Matka wozi córkę na konkursy piękności dla dzieci. "Jak one tam pięknie chodzą" - ekscytuje się Jayne i dodaje, że nie widzi nic złego w tym, co robi. A przecież pozbawia córkę dzieciństwa i wpaja jej do głowy dość powierzchowne priorytety.
Co może potwierdzić przykład polskiej Barbie, czyli Sylwusi, która zasynęła występem w "Rozmowach w toku" Ewy Drzyzgi. Mało ogarnięta szesnastolatka opowiadała w nim o swojej miłości do koloru różowego, kłótniach z siostrą o łazienkę i planach na karierę w Hollywood. W tym wypadku jednak matka zachowała więcej dystansu - to ona zgłosiła się do programu, by ludzie zwrócili jej córce uwagę, że dziwnie wygląda.

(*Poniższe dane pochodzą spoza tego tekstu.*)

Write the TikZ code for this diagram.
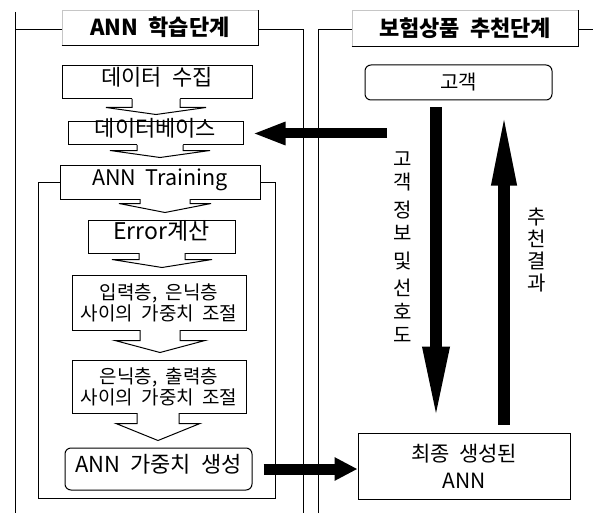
\documentclass[tikz,border=0pt]{standalone}
\usepackage{fontspec}
\setmainfont{Noto Sans CJK KR}[WordSpace=2]
\usetikzlibrary{arrows.meta,calc}
\tikzset{
  box/.style={draw, line width=1pt, inner sep=0pt, fill=white},
  rbox/.style={box, rounded corners=6pt},
  titlebox/.style={draw=gray!45, line width=0.6pt, inner sep=0pt, font=\bfseries\fontsize{22}{22}\selectfont},
  frameline/.style={line width=1pt},
  notch/.style={line width=1pt, line join=miter},
  fbig/.style={font=\fontsize{22}{22}\selectfont, text height=0.8em, text depth=0.2em},
  fsmall/.style={font=\fontsize{19}{21}\selectfont, align=center},
}
\newcommand\flowarrow[6]{% from, to, cx, shaft half width, head half width, shaft depth
  \fill[white] let \p1=(#1.south), \p2=(#2.north) in
    (#3pt-#4pt,\y1+1.3pt) -- (#3pt-#4pt,\y1-#6pt) -- (#3pt-#5pt,\y1-#6pt) -- (#3pt,\y2+7pt)
    -- (#3pt+#5pt,\y1-#6pt) -- (#3pt+#4pt,\y1-#6pt) -- (#3pt+#4pt,\y1+1.3pt) -- cycle;
  \draw[notch] let \p1=(#1.south), \p2=(#2.north) in
    (#3pt-#4pt,\y1+0.5pt) -- (#3pt-#4pt,\y1-#6pt) -- (#3pt-#5pt,\y1-#6pt) -- (#3pt,\y2+7pt)
    -- (#3pt+#5pt,\y1-#6pt) -- (#3pt+#4pt,\y1-#6pt) -- (#3pt+#4pt,\y1+0.5pt);
}
\begin{document}
\begin{tikzpicture}[x=1pt,y=1pt]
\useasboundingbox (0,0) rectangle (593,-513);

% titles
\node[titlebox, minimum width=196pt, minimum height=35pt] (t1) at (160,-27.5) {ANN 학습단계};
\draw[line width=1pt] (t1.south west) -- (t1.south east) -- (t1.north east);
\node[titlebox, minimum width=226pt, minimum height=36pt] (t2) at (465,-28) {보험상품 추천단계};
\draw[line width=1pt] (t2.south west) -- (t2.south east) -- (t2.north east);

% frames
\draw[frameline] (15,-12) -- (15,-513);
\draw[frameline] (15,-30) -- (t1.west |- 15,-30);
\draw[frameline] (t1.east |- 0,-30) -- (303,-30) -- (303,-513);
\draw[frameline] (318,-513) -- (318,-30) -- (t2.west |- 0,-30);
\draw[frameline] (t2.east |- 0,-30) -- (593,-30);

% left panel boxes
\node[box, fbig, minimum width=190pt, minimum height=33pt] (b1) at (157,-82.5) {데이터 수집};
\node[box, fbig, minimum width=175pt, minimum height=23pt] (b2) at (155.5,-133.5) {데이터베이스};
\node[box, fbig, font=\fontsize{21.5}{22}\selectfont, minimum width=200pt, minimum height=34pt] (b3) at (160,-182) {ANN Training};
\node[box, fbig, font=\fontsize{23}{23}\selectfont, minimum width=147pt, minimum height=33pt] (b4) at (161.5,-236.5) {Error계산};
\node[box, fsmall, minimum width=174pt, minimum height=55pt] (b5) at (159,-302.5) {입력층, 은닉층\\사이의 가중치 조절};
\node[box, fsmall, minimum width=174pt, minimum height=53pt] (b6) at (159,-386.5) {은닉층, 출력층\\사이의 가중치 조절};
\node[rbox, fbig, minimum width=187pt, minimum height=42pt] (b7) at (158.5,-469) {ANN 가중치 생성};

% training loop
\draw[frameline] (b3.west) -| (38,-498) -- (275,-498) |- (b3.east);

% flow arrows
\flowarrow{b1}{b2}{156}{24}{50}{8}
\flowarrow{b2}{b3}{160}{23}{50}{5}
\flowarrow{b3}{b4}{165}{25}{46}{4}
\flowarrow{b4}{b5}{162}{23}{50}{6}
\flowarrow{b5}{b6}{160}{20}{45}{10}
\flowarrow{b6}{b7}{158}{21}{42}{10}

% right panel
\node[rbox, font=\fontsize{20}{20}\selectfont, minimum width=187pt, minimum height=35pt] (r1) at (458.5,-82.5) {고객};
\node[box, font=\fontsize{21}{27}\selectfont, align=center, minimum width=212pt, minimum height=66pt] (r2) at (464,-466) {최종 생성된\\ANN};

\coordinate (dnx) at (436,0);
\coordinate (upx) at (504,0);
\draw[line width=12pt, -{Triangle[length=76pt 0 0, width=24pt 0 0]}, shorten <=7pt, shorten >=10pt]
  (r1.south -| dnx) -- (r2.north -| dnx);
\draw[line width=12pt, -{Triangle[length=78pt 0 0, width=22pt 0 0]}, shorten <=8pt, shorten >=7pt]
  (r2.north -| upx) -- (r1.south -| upx);

\node[font=\fontsize{20}{23.5}\selectfont, align=center, inner sep=0pt] (vt1) at (403,-247)
  {고\\객\\[4pt]정\\보\\[4pt]및\\[4pt]선\\호\\도};
\node[font=\fontsize{20}{22}\selectfont, align=center, inner sep=0pt] (vt2) at (537,-250)
  {추\\천\\결\\과};

% horizontal thick arrows
\coordinate (la) at (387,-133.5);
\draw[line width=10pt, -{Triangle[length=33pt 0 0, width=21pt 0 0]}, shorten >=9pt]
  (la) -- (b2.east |- la);
\draw[line width=11pt, -{Triangle[length=23pt 0 0, width=22pt 0 0]}, shorten <=11pt]
  (b7.east) -- (b7.east -| r2.west);
\end{tikzpicture}
\end{document}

Zobacz Sylwusię w Rozmowach w toku i cz. 2
Matka Sashy z Wielkiej Brytanii nie ma dystansu. "Dziś dziewczynki z dużego miasta szybciej dojrzewają" - broni się Jayne. Może i dziewczynki dojrzewają szybciej, ale niektóre matki na pewno szybciej głupieją - komentuje "Fakt".